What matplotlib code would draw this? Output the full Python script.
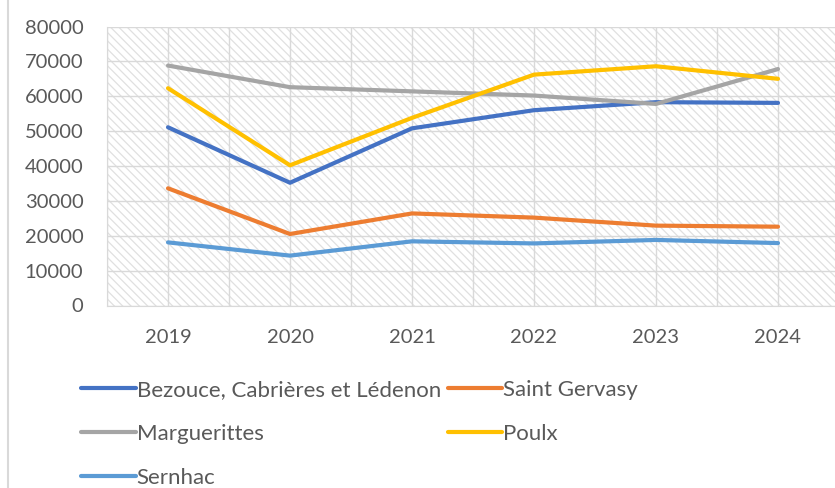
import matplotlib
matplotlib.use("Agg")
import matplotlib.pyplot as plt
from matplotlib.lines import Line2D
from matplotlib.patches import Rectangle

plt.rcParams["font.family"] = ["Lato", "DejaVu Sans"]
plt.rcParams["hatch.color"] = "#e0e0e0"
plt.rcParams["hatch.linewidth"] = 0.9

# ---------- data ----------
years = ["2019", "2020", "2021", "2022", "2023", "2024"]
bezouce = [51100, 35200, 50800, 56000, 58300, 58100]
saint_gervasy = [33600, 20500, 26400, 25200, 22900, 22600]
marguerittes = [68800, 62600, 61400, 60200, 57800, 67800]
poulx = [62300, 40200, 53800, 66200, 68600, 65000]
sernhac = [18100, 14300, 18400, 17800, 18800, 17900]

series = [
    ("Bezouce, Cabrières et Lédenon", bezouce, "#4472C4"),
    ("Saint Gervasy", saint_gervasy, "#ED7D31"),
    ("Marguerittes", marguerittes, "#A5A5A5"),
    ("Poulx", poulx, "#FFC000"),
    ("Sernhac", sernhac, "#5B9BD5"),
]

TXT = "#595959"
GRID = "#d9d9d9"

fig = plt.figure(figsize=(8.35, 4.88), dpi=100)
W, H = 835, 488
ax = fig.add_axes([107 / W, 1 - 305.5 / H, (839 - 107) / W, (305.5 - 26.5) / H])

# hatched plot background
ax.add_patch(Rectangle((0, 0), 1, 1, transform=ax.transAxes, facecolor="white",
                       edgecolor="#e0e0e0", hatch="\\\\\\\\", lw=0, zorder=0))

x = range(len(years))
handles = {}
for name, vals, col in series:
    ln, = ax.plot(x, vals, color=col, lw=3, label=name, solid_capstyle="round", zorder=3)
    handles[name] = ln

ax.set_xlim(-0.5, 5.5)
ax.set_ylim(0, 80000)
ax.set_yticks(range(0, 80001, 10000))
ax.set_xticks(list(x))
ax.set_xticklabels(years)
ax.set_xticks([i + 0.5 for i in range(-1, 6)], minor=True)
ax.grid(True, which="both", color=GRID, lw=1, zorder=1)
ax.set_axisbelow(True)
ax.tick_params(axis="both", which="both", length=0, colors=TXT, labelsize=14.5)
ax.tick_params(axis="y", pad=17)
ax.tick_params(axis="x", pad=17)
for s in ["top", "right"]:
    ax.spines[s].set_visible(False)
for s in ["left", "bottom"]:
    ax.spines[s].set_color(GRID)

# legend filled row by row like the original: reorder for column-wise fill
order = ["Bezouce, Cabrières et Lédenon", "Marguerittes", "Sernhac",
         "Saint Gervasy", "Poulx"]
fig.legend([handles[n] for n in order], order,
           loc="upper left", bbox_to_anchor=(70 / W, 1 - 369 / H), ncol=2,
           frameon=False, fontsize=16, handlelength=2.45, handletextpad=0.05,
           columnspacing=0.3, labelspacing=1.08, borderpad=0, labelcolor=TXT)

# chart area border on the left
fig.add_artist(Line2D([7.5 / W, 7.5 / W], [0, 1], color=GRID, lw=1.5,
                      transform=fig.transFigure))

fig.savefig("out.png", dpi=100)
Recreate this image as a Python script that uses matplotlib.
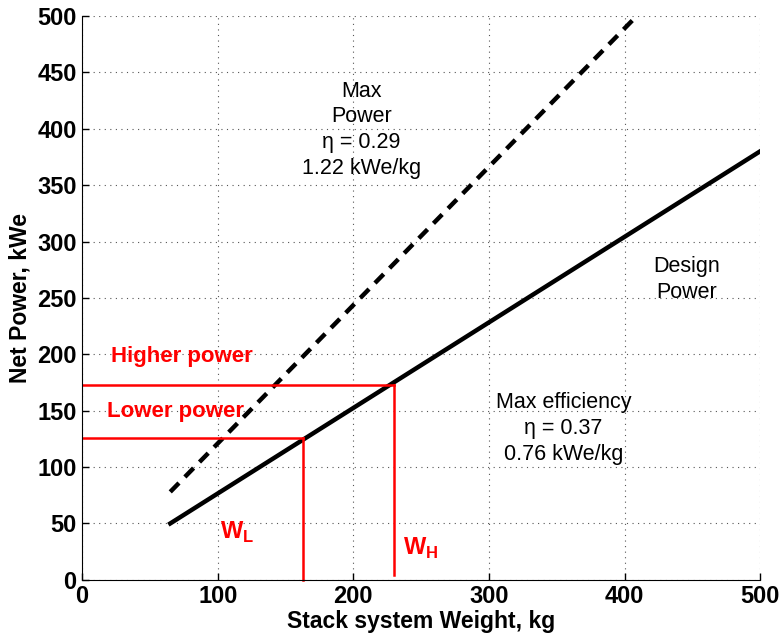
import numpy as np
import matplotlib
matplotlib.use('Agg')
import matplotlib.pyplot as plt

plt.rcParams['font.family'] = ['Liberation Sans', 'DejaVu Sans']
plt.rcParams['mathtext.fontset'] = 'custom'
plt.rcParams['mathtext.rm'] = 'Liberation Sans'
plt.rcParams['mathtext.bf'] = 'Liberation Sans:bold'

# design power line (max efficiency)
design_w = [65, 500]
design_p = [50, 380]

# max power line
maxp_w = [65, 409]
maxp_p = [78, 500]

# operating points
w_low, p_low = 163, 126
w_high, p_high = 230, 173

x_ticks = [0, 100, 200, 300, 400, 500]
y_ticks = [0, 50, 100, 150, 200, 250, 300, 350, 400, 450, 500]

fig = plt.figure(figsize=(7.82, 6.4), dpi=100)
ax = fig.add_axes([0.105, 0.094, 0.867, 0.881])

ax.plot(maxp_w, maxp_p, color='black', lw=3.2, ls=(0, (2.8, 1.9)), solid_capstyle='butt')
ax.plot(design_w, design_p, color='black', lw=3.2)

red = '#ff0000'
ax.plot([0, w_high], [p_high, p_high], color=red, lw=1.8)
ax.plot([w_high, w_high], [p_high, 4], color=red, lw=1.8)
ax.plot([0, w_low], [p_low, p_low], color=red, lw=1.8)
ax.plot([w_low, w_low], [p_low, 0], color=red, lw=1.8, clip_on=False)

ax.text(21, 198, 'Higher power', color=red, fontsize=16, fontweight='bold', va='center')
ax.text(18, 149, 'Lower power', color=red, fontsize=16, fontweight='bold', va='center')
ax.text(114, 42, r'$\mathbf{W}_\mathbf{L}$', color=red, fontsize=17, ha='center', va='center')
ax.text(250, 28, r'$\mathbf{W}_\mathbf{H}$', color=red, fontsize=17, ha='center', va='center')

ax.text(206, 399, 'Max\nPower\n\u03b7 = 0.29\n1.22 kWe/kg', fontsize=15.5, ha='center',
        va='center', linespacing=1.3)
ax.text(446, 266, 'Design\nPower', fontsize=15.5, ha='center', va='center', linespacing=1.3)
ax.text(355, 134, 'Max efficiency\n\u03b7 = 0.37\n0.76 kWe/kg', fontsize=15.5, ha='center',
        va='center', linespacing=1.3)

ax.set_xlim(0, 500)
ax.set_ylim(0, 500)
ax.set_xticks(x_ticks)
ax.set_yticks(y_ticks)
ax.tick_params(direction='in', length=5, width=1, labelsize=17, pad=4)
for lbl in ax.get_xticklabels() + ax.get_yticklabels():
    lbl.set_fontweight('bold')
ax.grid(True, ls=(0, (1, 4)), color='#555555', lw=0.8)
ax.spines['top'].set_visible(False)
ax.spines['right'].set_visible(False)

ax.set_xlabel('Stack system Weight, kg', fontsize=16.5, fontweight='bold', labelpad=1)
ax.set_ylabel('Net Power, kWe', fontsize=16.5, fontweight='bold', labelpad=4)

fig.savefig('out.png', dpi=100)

---*---

WHAT IS BEING ASKED: Write out nothing but the lines from the start of the data through the line with "ax.spines[s].set_color(GRID)". Leave out the pictures.

CORRECT ANSWER:
What matplotlib code would draw this? Output the full Python script.
import matplotlib
matplotlib.use("Agg")
import matplotlib.pyplot as plt
from matplotlib.lines import Line2D
from matplotlib.patches import Rectangle

plt.rcParams["font.family"] = ["Lato", "DejaVu Sans"]
plt.rcParams["hatch.color"] = "#e0e0e0"
plt.rcParams["hatch.linewidth"] = 0.9

# ---------- data ----------
years = ["2019", "2020", "2021", "2022", "2023", "2024"]
bezouce = [51100, 35200, 50800, 56000, 58300, 58100]
saint_gervasy = [33600, 20500, 26400, 25200, 22900, 22600]
marguerittes = [68800, 62600, 61400, 60200, 57800, 67800]
poulx = [62300, 40200, 53800, 66200, 68600, 65000]
sernhac = [18100, 14300, 18400, 17800, 18800, 17900]

series = [
    ("Bezouce, Cabrières et Lédenon", bezouce, "#4472C4"),
    ("Saint Gervasy", saint_gervasy, "#ED7D31"),
    ("Marguerittes", marguerittes, "#A5A5A5"),
    ("Poulx", poulx, "#FFC000"),
    ("Sernhac", sernhac, "#5B9BD5"),
]

TXT = "#595959"
GRID = "#d9d9d9"

fig = plt.figure(figsize=(8.35, 4.88), dpi=100)
W, H = 835, 488
ax = fig.add_axes([107 / W, 1 - 305.5 / H, (839 - 107) / W, (305.5 - 26.5) / H])

# hatched plot background
ax.add_patch(Rectangle((0, 0), 1, 1, transform=ax.transAxes, facecolor="white",
                       edgecolor="#e0e0e0", hatch="\\\\\\\\", lw=0, zorder=0))

x = range(len(years))
handles = {}
for name, vals, col in series:
    ln, = ax.plot(x, vals, color=col, lw=3, label=name, solid_capstyle="round", zorder=3)
    handles[name] = ln

ax.set_xlim(-0.5, 5.5)
ax.set_ylim(0, 80000)
ax.set_yticks(range(0, 80001, 10000))
ax.set_xticks(list(x))
ax.set_xticklabels(years)
ax.set_xticks([i + 0.5 for i in range(-1, 6)], minor=True)
ax.grid(True, which="both", color=GRID, lw=1, zorder=1)
ax.set_axisbelow(True)
ax.tick_params(axis="both", which="both", length=0, colors=TXT, labelsize=14.5)
ax.tick_params(axis="y", pad=17)
ax.tick_params(axis="x", pad=17)
for s in ["top", "right"]:
    ax.spines[s].set_visible(False)
for s in ["left", "bottom"]:
    ax.spines[s].set_color(GRID)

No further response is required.